Australian Videocamera has been going for 15 years and over that time, as well as in the preceding years when I was the Managing Editor of Videocamera magazine, I have road tested many, many camcorders and cameras.

Some were memorable such as the Canon XHA1, Panasonic HC-WFX1M and the Sony Z1, others not so and they will remain nameless.

But let’s use the Sony Z1 as a sort of benchmark here. I choose the Z1 as, for me at least, it was a ground breaker at the time in terms of the jump from SD to HD, and also allowing DVCAM.

It was also Sony’s first attempt at making a pro level camcorder that appealed to the consumer. “New” features at the time offered a 3CCD system giving 30, 25 and 24fps and there was a special CineFrame mode that “replicated the look of film production” according to Sony.

Recording was to the venerable MiniDV cassette which meant you needed a Firewire (IEEE1394 or iLink) port on your computer to ingest footage, but back then, circa 2005, this was not an issue and indeed, on many Macs it was standard.

Sure it had a fixed lens and cost over $7K in Australia, but nothing else even came close on the market at the time.

I never owned a Z1 although I did use one on one of my many east-west-west driving crossings of Australia at the time. But I knew a lot of people who bought Z1s and some like Australian Videocamera’s senior writer Dr David Smith still use theirs as they were then, and still are now, that good.

It took a while to dig out the specs of the Z1 (mainly because there were two versions, the Z1U and Z1E for USA and “Europe”), but if you are interested, I found them, and a review here.

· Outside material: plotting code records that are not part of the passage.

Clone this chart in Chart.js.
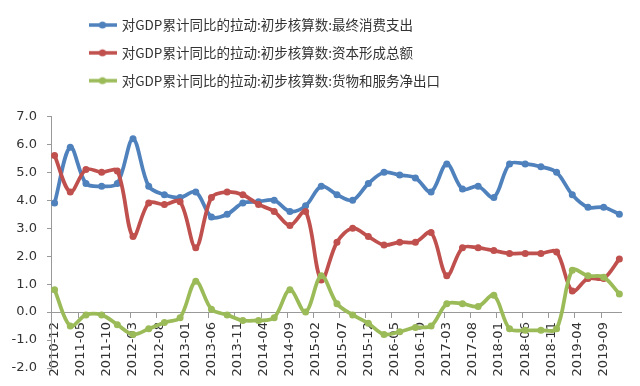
<!DOCTYPE html>
<html><head><meta charset="utf-8">
<script src="https://cdn.jsdelivr.net/npm/chart.js@4/dist/chart.umd.min.js"></script>
<style>html,body{margin:0;padding:0;background:#fff}#wrap{width:640px;height:386px}</style>
</head><body><div id="wrap"><canvas id="c" width="640" height="386"></canvas></div>
<script>
// ---- data ----
const quarters = ['2010-12','2011-03','2011-06','2011-09','2011-12','2012-03','2012-06','2012-09','2012-12',
  '2013-03','2013-06','2013-09','2013-12','2014-03','2014-06','2014-09','2014-12',
  '2015-03','2015-06','2015-09','2015-12','2016-03','2016-06','2016-09','2016-12',
  '2017-03','2017-06','2017-09','2017-12','2018-03','2018-06','2018-09','2018-12',
  '2019-03','2019-06','2019-09','2019-12'];
const tickLabels = ['2010-12','2011-05','2011-10','2012-03','2012-08','2013-01','2013-06','2013-11',
  '2014-04','2014-09','2015-02','2015-07','2015-12','2016-05','2016-10','2017-03','2017-08',
  '2018-01','2018-06','2018-11','2019-04','2019-09'];
const yTicks = [-2, -1, 0, 1, 2, 3, 4, 5, 6, 7];
const seriesNames = ['对GDP累计同比的拉动:初步核算数:最终消费支出',
  '对GDP累计同比的拉动:初步核算数:资本形成总额',
  '对GDP累计同比的拉动:初步核算数:货物和服务净出口'];
const finalConsumption = [3.9,5.9,4.6,4.5,4.6,6.2,4.5,4.2,4.1,4.3,3.4,3.5,3.9,3.95,4.0,3.6,3.8,
  4.5,4.2,4.0,4.6,5.0,4.9,4.8,4.3,5.3,4.4,4.5,4.1,5.3,5.3,5.2,5.0,4.2,3.75,3.75,3.5];
const capitalFormation = [5.6,4.3,5.1,5.0,5.05,2.7,3.9,3.85,3.95,2.3,4.1,4.3,4.2,3.85,3.6,3.1,3.6,
  1.15,2.5,3.0,2.7,2.4,2.5,2.5,2.85,1.3,2.3,2.3,2.2,2.1,2.1,2.1,2.15,0.75,1.2,1.2,1.9];
const netExports = [0.8,-0.5,-0.1,-0.1,-0.45,-0.8,-0.6,-0.37,-0.2,1.1,0.1,-0.1,-0.3,-0.3,-0.2,0.8,0.0,
  1.3,0.3,-0.1,-0.4,-0.8,-0.7,-0.55,-0.5,0.3,0.3,0.2,0.6,-0.6,-0.65,-0.65,-0.6,1.5,1.3,1.25,0.65];
const colors = ['#4F81BD', '#C0504D', '#9BBB59'];

// ---- monthly category axis built from the first / last quarter ----
const months = [];
{
  let [y, m] = quarters[0].split('-').map(Number);
  const [ey, em] = quarters[quarters.length - 1].split('-').map(Number);
  while (y < ey || (y === ey && m <= em)) {
    months.push(y + '-' + String(m).padStart(2, '0'));
    m++; if (m > 12) { m = 1; y++; }
  }
}
const toPoints = vals => quarters.map((q, i) => ({x: q, y: vals[i]}));
const seriesValues = [finalConsumption, capitalFormation, netExports];

function legendMarker(color) {
  const c = document.createElement('canvas');
  c.width = 28; c.height = 10;
  const g = c.getContext('2d');
  g.strokeStyle = color; g.lineWidth = 3.5;
  g.beginPath(); g.moveTo(0, 5); g.lineTo(28, 5); g.stroke();
  g.fillStyle = color;
  g.beginPath(); g.arc(14, 5, 3.6, 0, Math.PI * 2); g.fill();
  return c;
}
const markers = colors.map(legendMarker);

const LEGEND_X = 90, LEGEND_GAP = 19;
const legendTweak = {
  id: 'legendTweak',
  beforeInit(chart) {
    const lg = chart.legend;
    if (lg && !lg._gapPatched) {
      const f = lg.fit;
      lg.fit = function () { f.call(this); this.height += LEGEND_GAP; };
      lg._gapPatched = true;
    }
  },
  afterLayout(chart) {
    const lg = chart.legend;
    const pad = lg.options.labels.padding;
    const dx = LEGEND_X - (lg.left + pad);
    lg.left += dx; lg.right += dx;
  }
};

const axisFont = {family: "'DejaVu Sans'", size: 13};
new Chart(document.getElementById('c'), {
  type: 'line',
  data: {
    labels: months,
    datasets: seriesValues.map((vals, i) => ({
      label: seriesNames[i],
      data: toPoints(vals),
      borderColor: colors[i],
      backgroundColor: colors[i],
      borderWidth: 3.75,
      pointRadius: 3.5,
      pointBorderWidth: 0,
      pointBackgroundColor: colors[i],
      tension: 0.33,
      spanGaps: true,
      fill: false,
      order: 3 - i
    }))
  },
  options: {
    responsive: false,
    animation: false,
    devicePixelRatio: 1,
    layout: {padding: {top: 4, left: 1.6, right: 10, bottom: 18}},
    plugins: {
      tooltip: {enabled: false},
      legend: {
        position: 'top',
        align: 'start',
        labels: {
          usePointStyle: true,
          pointStyleWidth: 25,
          padding: 14.3,
          color: '#333',
          font: {family: "'Noto Sans CJK SC'", size: 13.5},
          sort: (a, b) => a.datasetIndex - b.datasetIndex,
          generateLabels(chart) {
            const items = Chart.defaults.plugins.legend.labels.generateLabels(chart);
            items.forEach(it => { it.pointStyle = markers[it.datasetIndex]; });
            return items;
          }
        }
      }
    },
    scales: {
      x: {
        type: 'category',
        position: {y: 0},
        offset: true,
        grid: {
          offset: true,
          drawOnChartArea: false,
          drawTicks: true,
          tickLength: 5,
          color: ctx => tickLabels.includes(months[ctx.index]) ? '#999' : 'rgba(0,0,0,0)'
        },
        border: {color: '#999', width: 1},
        ticks: {
          autoSkip: false,
          maxRotation: 90,
          minRotation: 90,
          padding: 5,
          color: '#333',
          font: axisFont,
          callback: function (v) {
            const l = this.getLabelForValue(v);
            return tickLabels.includes(l) ? l : '';
          }
        }
      },
      y: {
        min: yTicks[0],
        max: yTicks[yTicks.length - 1],
        afterBuildTicks: scale => { scale.ticks = yTicks.map(v => ({value: v})); },
        grid: {drawOnChartArea: false, tickLength: 5, color: '#999'},
        border: {color: '#999', width: 1},
        ticks: {
          padding: 10,
          color: '#333',
          font: axisFont,
          callback: v => v.toFixed(1)
        }
      }
    }
  },
  plugins: [legendTweak]
});
</script>
</body></html>
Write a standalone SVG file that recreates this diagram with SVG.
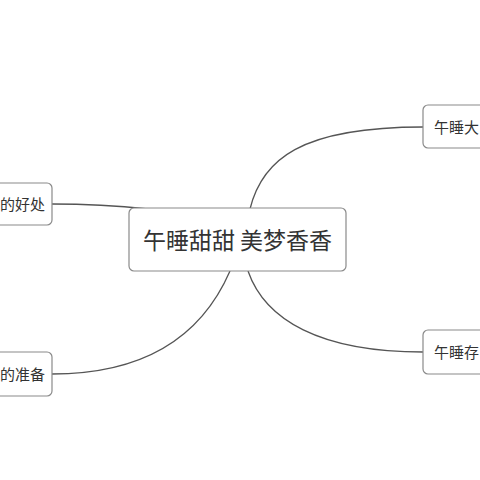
<svg xmlns="http://www.w3.org/2000/svg" width="480" height="480" viewBox="0 0 480 480">
<style>
.box{fill:#ffffff;stroke:#8a8a8a;stroke-width:1.2}
.lbl{font-family:"Noto Sans CJK SC","Noto Sans",sans-serif;fill:#333333}
.ln{fill:none;stroke:#555555;stroke-width:1.3}
</style>
<rect width="480" height="480" fill="#ffffff"/>
<g id="connectors">
<path class="ln" d="M52,204 C90,204 120,206 148,209"/>
<path class="ln" d="M250,209 C262,160 300,127 423,127"/>
<path class="ln" d="M230,271 C200,340 140,374 52,374"/>
<path class="ln" d="M248,271 C265,320 320,352 423,352"/>
</g>
<g id="center">
<rect class="box" x="129" y="208" width="217" height="63" rx="5"/>
<text class="lbl" x="237.5" y="248.5" font-size="23" text-anchor="middle">午睡甜甜 美梦香香</text>
</g>
<g id="left-top">
<rect class="box" x="-10" y="183" width="62" height="42" rx="5"/>
<text class="lbl" x="45" y="209.5" font-size="15" text-anchor="end">的好处</text>
</g>
<g id="left-bottom">
<rect class="box" x="-10" y="352" width="62" height="44" rx="5"/>
<text class="lbl" x="45" y="379.5" font-size="15" text-anchor="end">的准备</text>
</g>
<g id="right-top">
<rect class="box" x="423" y="105" width="70" height="43" rx="5"/>
<text class="lbl" x="434" y="132.5" font-size="15">午睡大</text>
</g>
<g id="right-bottom">
<rect class="box" x="423" y="330" width="70" height="44" rx="5"/>
<text class="lbl" x="434" y="357.5" font-size="15">午睡存</text>
</g>
</svg>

So the question I wanted to ponder– and in fact answer – is what camcorder I would get today that I consider at the top of its game, the same way the Z1 was in 2005?

As I say in the opening paragraph, over the years I have been privileged to review many, many camcorders and cameras. The only major manufacturer no longer represented here in Australia is JVC, more the pity as they made some fine camcorders in my opinion, but we do have of course Sony, Canon and Panasonic as the staples with Red on the sidelines as a more niche manufacturer.

Blurring the lines though is the fact most dSLRs and mirrorless cameras from the likes of Fujitsu, Nikon etc operate quite nicely as camcorders with inbuilt 4K capability.

So you’d think I’d pick one of these? Well no.

My pick having had an extensive play with it over the last 6 months or so is a Blackmagic Pocket Cinema Camera 6K Pro (BPCC6K)

As the BPCC6K has a standard EF mount I can use my 70-200mm zoom and nifty 50mm from my Canon 5DS and of course, there is a HUGE range of EF mount lenses from a number of manufacturers, not just Canon.

And the bang for buck you get from the BPCC6K for your $4K is enormous.

Firstly there is a Super 35 high resolution sensor giving an image up to 6144 x 3456, dual native ISO and whilst you can record to either SD or Compact Flash cards, with one of the recommended units, you can record direct to portable SSD drives (I use a Sandisk Extreme Pro Portable 1TB.

You get an adjustable 1500 nits HDR touchscreen, built in ND filters, 13 stops of dynamic range and a monstrous number of shooting resolutions along with associated metadata such as project, scene number, take and special notes. A 3D LUT can also be embedded in metadata of Blackmagic RAW files.

Another feature I love is the ability to control the camera from my Blackmagic Design ATEM Mini Pro and the associated software.

Ergonomically everything is in the right place and easily accessible. I found the whole camera easy to come to grips with and if there is something that stumps you, the 150-odd page manual covers every aspect in detail.

If there was one thing that is a minor negative, it is that the “pocket” part of the model’s name is a little misleading. Unless you have a bloody big pocket. And this camera is not light at 1.2Kg (without lens) as I discovered shooting fireworks on Australia Day.

But everything else to my mind ticks every box in what makes a great camcorder and I suggest if you are in the market for one, go and have a look and a play if you can.

If the 4K price tag is just beyond reach, there is also the “standard” 6K version for a tad over $3K or the 2K model for $2K, so all bases are covered.

Oh and did you know that Blackmagic Design is an Australian company? That also accounts for something in my book.